Personal Income Tax (“PIT”):

  • Incomes from salaries and wages: Allocating according to the actual tax withheld of each individual working in each province. In case the employee is transferred, rotated, seconded, then at the time of income being paid, the incurred PIT shall be allocated for the province in which the employees work at. The paid PIT amount for each province is not re-determined at the time of finalization.

2. Tax refund:

  • In comparison with the old regulation, Circular 80 requires more supporting documents in the tax refund dossier as well as supplement detail guidance for handling some specific event arising after tax refund. Details of tax refund dossiers are specified in Articles 28, 29, 30 and 31 of Circular 80.
  • The remaining tax refunded at the head office will be offset against the outstanding tax liability of the dependent unit and vice versa.
  • During the process of checking tax refund dossiers for the case of checking before refund, if the tax authority determines that certain tax amount is eligible for refund, this amount will be refunded to the taxpayer, no need to wait for verification of the remaining amount; for the remaining amount that needs to be checked, verified or requested by the taxpayer to explain and supplement the dossier, the tax authority shall process tax refund when fully satisfying the prescribed conditions.

3. Tax exemption and reduction under the Double Tax Agreement (“DTA”) and other international treaties:

  • Circular 80 supplements the provision that the tax authority will have to issue a notice on whether the taxpayer is or is not eligible for tax exemption or reduction under a DTA or other international treaty. The deadline for issuing a notice is 30 days or 40 days (in case there is the need of carrying out tax audit) from the date of receipt of complete dossiers.

4. Tax inspection

  • Annual inspection plans and topics (including post-adjusted plans and topics) must be publicized on the tax authority's website or notified to taxpayers and tax authorities directly managing them (in writing or by phone or email) within 30 working days from the date of issuance of the decision approving or adjusting the inspection plan.
  • The draft tax inspection minute must be publicly announced before the inspection team and taxpayers for comments and explanations. If taxpayers have comments or explanations, they must do so within 5 working days from the date of completion of the inspection. After that, if the taxpayer still has opinions, it shall be recorded in the minutes or kept together with the minutes signed by the leader of the inspection team and the taxpayer.
  • Supplement regulations on supervision of tax inspection team activities at the taxpayer's office.
  • If the taxpayer meets the conditions required for information technology applications, it is not necessary to conduct the inspection at the taxpayer's office.
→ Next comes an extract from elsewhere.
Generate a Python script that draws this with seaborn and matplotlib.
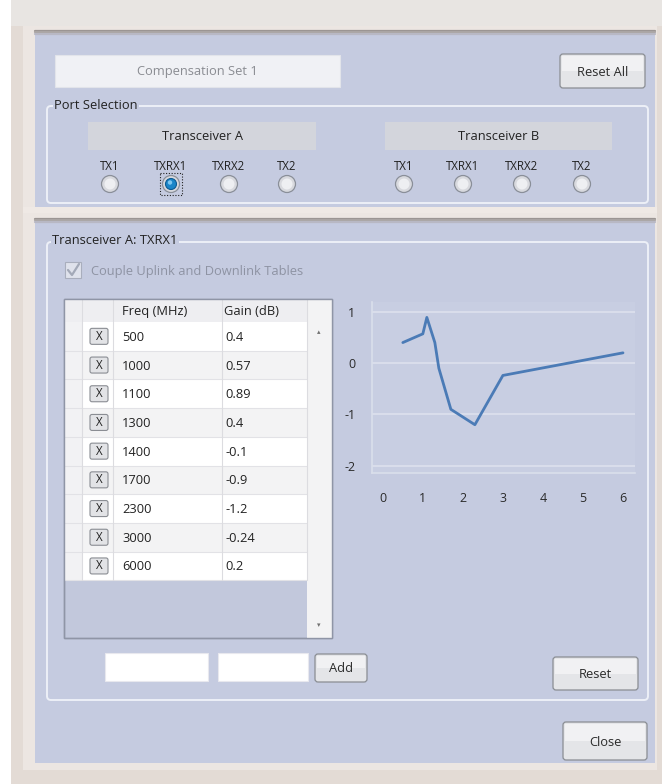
import numpy as np
import pandas as pd
import matplotlib
matplotlib.use("Agg")
import matplotlib.pyplot as plt
import seaborn as sns
from matplotlib.patches import Rectangle, FancyBboxPatch, Circle

# ---------------- data ----------------
freq_mhz = [500, 1000, 1100, 1300, 1400, 1700, 2300, 3000, 6000]
gain_db = [0.4, 0.57, 0.89, 0.4, -0.1, -0.9, -1.2, -0.24, 0.2]
freq_labels = ["500", "1000", "1100", "1300", "1400", "1700", "2300", "3000", "6000"]
gain_labels = ["0.4", "0.57", "0.89", "0.4", "-0.1", "-0.9", "-1.2", "-0.24", "0.2"]
x_ticks = [0, 1, 2, 3, 4, 5, 6]
y_ticks = [-2, -1, 0, 1]
ports = ["TX1", "TXRX1", "TXRX2", "TX2"]
transceivers = ["Transceiver A", "Transceiver B"]

sns.set_theme(style="white")
plt.rcParams['font.family'] = ['Open Sans', 'DejaVu Sans']

W, H = 662, 784
fig = plt.figure(figsize=(W / 100, H / 100), dpi=100)
fig.patch.set_facecolor("white")

bg = fig.add_axes([0, 0, 1, 1])
bg.set_xlim(0, W)
bg.set_ylim(H, 0)
bg.axis("off")

PANEL = "#c5cbe0"
BEIGE = "#e3dbd5"
TXT = "#222222"
FS = 9.3


def rect(x0, y0, x1, y1, fc, ec="none", lw=0.8, z=1, ls="-"):
    bg.add_patch(Rectangle((x0, y0), x1 - x0, y1 - y0, facecolor=fc,
                           edgecolor=ec, lw=lw, zorder=z, ls=ls))


def rrect(x0, y0, x1, y1, fc, ec="none", lw=0.8, z=1, r=3):
    bg.add_patch(FancyBboxPatch((x0 + r, y0 + r), x1 - x0 - 2 * r, y1 - y0 - 2 * r,
                                boxstyle=f"round,pad={r}", facecolor=fc,
                                edgecolor=ec, lw=lw, zorder=z))


def txt(x, y, s, ha="left", color=TXT, fs=FS, z=5, bgc=None):
    t = bg.text(x, y, s, ha=ha, va="center", color=color, fontsize=fs, zorder=z)
    if bgc:
        t.set_bbox(dict(facecolor=bgc, edgecolor="none", pad=1.0))
    return t


def button(x0, y0, x1, y1, label):
    rrect(x0, y0, x1, y1, "#e4e5e8", ec="#8a8d93", lw=0.9, z=3, r=3)
    rect(x0 + 2, y0 + 2, x1 - 2, (y0 + y1) / 2, "#f1f1f3", z=3.5)
    txt((x0 + x1) / 2, (y0 + y1) / 2 + 1, label, ha="center", color="#2a2a2a", z=6)


# ---------------- window frame ----------------
rect(11, 0, W, H, BEIGE, z=0)
rect(11, 0, W, 26, "#e8e5e2", z=0.3)
rect(23, 26, 657, 770, "#ece6e2", z=0.5)
rect(35, 33, 655, 208, PANEL, z=1)
rect(35, 222, 655, 763, PANEL, z=1)
for k, c in enumerate(["#9a9491", "#aaa5a4", "#b8b8c4"]):
    bg.plot([35, 655], [30.5 + k * 1.5, 30.5 + k * 1.5], color=c, lw=1.6, zorder=2)
    bg.plot([35, 655], [218.5 + k * 1.5, 218.5 + k * 1.5], color=c, lw=1.6, zorder=2)
rect(23, 207, 657, 213, "#efe9e5", z=1)

# ---------------- top panel ----------------
rect(55, 55, 340, 87, "#f0f1f5", ec="#e2e4ea", z=2)
txt(197, 71, "Compensation Set 1", ha="center", color="#8a8c92")
button(560, 54, 645, 88, "Reset All")

rrect(47, 106, 648, 203, "none", ec="#edf0f7", lw=1.4, z=2, r=4)
txt(54, 105, "Port Selection", bgc=PANEL)

hdr_boxes = [(88, 316), (385, 612)]
radio_x = [[110, 171, 229, 287], [404, 463, 522, 582]]
for (hx0, hx1), name, rxs in zip(hdr_boxes, transceivers, radio_x):
    rect(hx0, 122, hx1, 150, "#d3d5dc", z=2)
    txt((hx0 + hx1) / 2, 136, name, ha="center")
    for p, rx in zip(ports, rxs):
        txt(rx, 166, p, ha="center", fs=8.3)
        sel = (name == "Transceiver A" and p == "TXRX1")
        bg.add_patch(Circle((rx, 184), 8.5, facecolor="#d8d9de", edgecolor="#8a8f99", lw=0.9, zorder=3))
        if sel:
            bg.add_patch(Circle((rx, 184), 5.5, facecolor="#1b86c9", edgecolor="#0d5b93", lw=0.8, zorder=4))
            bg.add_patch(Circle((rx - 1, 182.5), 2.2, facecolor="#7cc6f0", edgecolor="none", zorder=4.5))
            rect(rx - 11, 173, rx + 11, 195, "none", ec="#222222", lw=0.8, z=4, ls=(0, (1, 1.5)))
        else:
            bg.add_patch(Circle((rx, 184), 5.5, facecolor="#eeeff2", edgecolor="none", zorder=4))

# ---------------- lower panel ----------------
rrect(47, 242, 648, 700, "none", ec="#edf0f7", lw=1.4, z=2, r=4)
txt(52, 240, "Transceiver A: TXRX1", bgc=PANEL)

rect(65, 262, 81, 278, "#dfe2ec", ec="#a9aebd", z=3)
bg.plot([68, 72, 79], [270, 275, 264], color="#a3a9b8", lw=1.6, zorder=4)
txt(91, 271, "Couple Uplink and Downlink Tables", color="#8e93a3")

# table
T_L, T_R, T_T, T_B = 64, 332, 299, 638
col_edges = [64, 82, 113, 222, 307]
HDR_B = 322
ROW_H = 28.7
rect(T_L, T_T, T_R, T_B, "#c2c8dc", ec="#8f95a6", lw=1.0, z=2)
rect(307, T_T, T_R, T_B, "#f3f3f4", z=2.5)
rect(T_L, T_T, 307, HDR_B, "#eeeef1", z=2.5)
txt(122, 311, "Freq (MHz)", z=6)
txt(224, 311, "Gain (dB)", z=6)
n = len(freq_mhz)
for i in range(n):
    y0 = HDR_B + i * ROW_H
    fc = "white" if i % 2 == 0 else "#f3f3f4"
    rect(col_edges[0], y0, col_edges[1], y0 + ROW_H, "#f2f2f4", z=2.6)
    rect(col_edges[1], y0, 307, y0 + ROW_H, fc, z=2.6)
    bg.plot([col_edges[0], 307], [y0 + ROW_H, y0 + ROW_H], color="#e2e2e6", lw=0.8, zorder=2.8)
    cy = y0 + ROW_H / 2
    rrect(90, cy - 8, 108, cy + 8, "#e2e3e6", ec="#8a8d93", lw=0.8, z=3, r=2)
    txt(99, cy, "X", ha="center", fs=8.3, z=6)
    txt(122, cy + 1, freq_labels[i], z=6)
    txt(225, cy + 1, gain_labels[i], z=6)
for cx in col_edges[1:]:
    bg.plot([cx, cx], [T_T, HDR_B + n * ROW_H], color="#dcdce0", lw=0.8, zorder=2.9)
rect(T_L, T_T, T_R, T_B, "none", ec="#8f95a6", lw=1.0, z=3)
txt(319, 333, "\u25b4", ha="center", fs=5, color="#707070")
txt(319, 626, "\u25be", ha="center", fs=5, color="#707070")

# inputs and buttons
rect(105, 653, 208, 681, "white", ec="#e8e8ee", z=2)
rect(218, 653, 308, 681, "white", ec="#e8e8ee", z=2)
button(315, 654, 367, 682, "Add")
button(553, 657, 638, 690, "Reset")
button(563, 722, 647, 760, "Close")

# ---------------- chart ----------------
ax_l, ax_r, ax_t, ax_b = 372, 635, 302, 473
ax = fig.add_axes([ax_l / W, 1 - ax_b / H, (ax_r - ax_l) / W, (ax_b - ax_t) / H])
ax.set_facecolor("#c8cee2")
df = pd.DataFrame({"Freq (GHz)": np.array(freq_mhz) / 1000.0, "Gain (dB)": gain_db})
sns.lineplot(data=df, x="Freq (GHz)", y="Gain (dB)", ax=ax, color="#4b7bb6", lw=2.0, zorder=5)
ax.set_xlim(-0.27, 6.3)
ax.set_ylim(-2.14, 1.19)
ax.set_xticks(x_ticks)
ax.set_yticks(y_ticks)
ax.set_xticklabels([str(v) for v in x_ticks])
ax.set_yticklabels([str(v) for v in y_ticks])
ax.grid(axis="y", color="#dde1ee", lw=1.2)
ax.grid(axis="x", visible=False)
ax.set_xlabel("")
ax.set_ylabel("")
for s in ["top", "right"]:
    ax.spines[s].set_visible(False)
ax.spines["left"].set_color("#dadfeb")
ax.spines["bottom"].set_color("#dadfeb")
ax.spines["left"].set_linewidth(1.2)
ax.spines["bottom"].set_linewidth(1.2)
ax.tick_params(axis="both", which="both", direction="out", length=8, width=1.0,
               color="#d5d9e6", labelcolor="#2a2a2a", labelsize=9)
ax.tick_params(axis="x", pad=6)
ax.tick_params(axis="y", pad=4)

fig.savefig("out.png", dpi=100, facecolor="white")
5. Tax administration for e-commerce, digital-based business activities and other services where overseas suppliers do not have permanent establishments in Vietnam:

  • Circular 80 has provided detailed guidelines for electronic tax account registration; tax declaration and tax calculation for the income of foreign suppliers; authorization for carry out tax procedure in Vietnam.
  • In case the overseas supplier fails to declare and pay tax in accordance with this regulation, the buyer who is an organization established and operating under Vietnamese law, the organization registered to operate under Vietnamese law is responsible for declaring, withholding and paying tax on behalf of overseas suppliers according to Foreign Contractor Tax regulations. If the purchaser is an individual, the commercial bank or payment intermediary service company shall be responsible for deducting and paying tax.
  • The tax registration, declaration and payment for overseas suppliers specified in this Circular shall be effective when General Department of Taxation successfully implements the electronic tax system;
  • Commercial banks and payment intermediary service company will declare, withhold, pay tax on behalf or track the transferred money to overseas suppliers when receiving notice from General Department of Taxation.